There are many times in business that it is appropriate to close down or go out of business. The business may have failed or no one remains who is interested in keeping the business alive. When the business is a corporation, it is important the corporation be formally dissolved. When handled properly, dissolution of the corporation formally ends the existence of the corporation and limits your liability concerning the corporation in terms of state taxes, corporation fees, and claims made by creditors and other claimants.
Steps for Dissolving a New York Corporation
There are several steps to dissolving a New York corporation. These steps include the following:
- Decide on voluntary dissolution. It must be decided that the corporation will be dissolved, which can be accomplished in one of three ways:
- Shareholder vote,
- Shareholder written consent, or
- The occurrence of a specified event provided in the certificate of incorporation that allows for the dissolution of the corporation by one or several shareholders.
Getting shareholder approval to dissolve the corporation can get complicated quickly, and a New York business lawyer can help you understand which course of action you must take to get the process of dissolving the corporation underway.
- Tax reporting and obtaining consent from the New York Tax Department. A corporation must be up to date on its taxes in order to obtain consent from the New York Tax Department to dissolve the corporation. A “final” corporation tax return must be filed. If the corporation’s taxes are in order, the tax department will issue a written consent to the dissolution of the corporation.
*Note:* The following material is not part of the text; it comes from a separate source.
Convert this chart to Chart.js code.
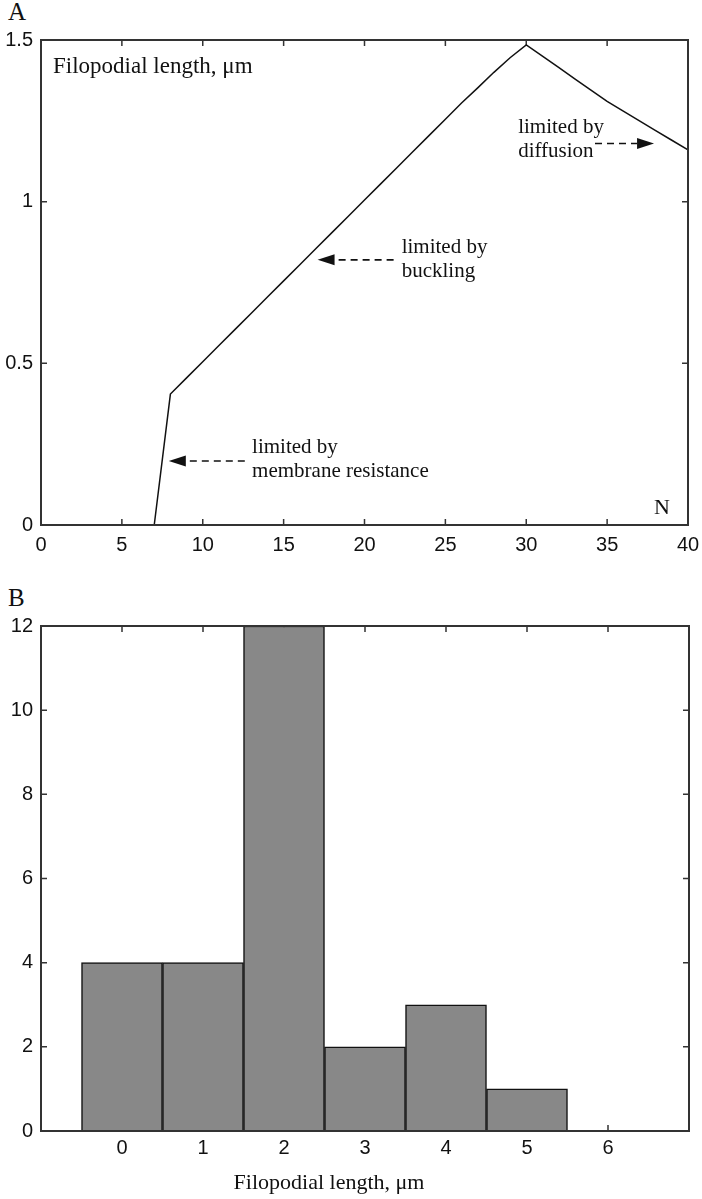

- Corporations that have done business in New York City may also have a tax obligation under the NYC administrative code. If this is the case, the corporation will need to settle up on those taxes or charges and obtain consent for the dissolution of the corporation from the NYC Commissioner of Finance in addition to the consent provided by the tax department.
- Complete the certificate of dissolution and file it with the New York Department of State. With the consent to dissolution from the New York Tax Department and the NYC Commissioner of Finance (if applicable) in hand, you can complete a certificate of dissolution, pursuant to NY Bus. Corp. Law Section 1003. The certificate of dissolution must be submitted with copies of the written consents obtained from the New York Tax Department and the NYC Commissioner of Finance (if applicable), and a fee of sixty dollars must be paid.
The above steps are merely an overview of the dissolution process. Each corporation is likely to face unique hangups and challenges at any stage of the process, based on the corporation’s specific situation. A skilled New York business lawyer can help you work through all aspects of winding down your business and dissolving your corporation.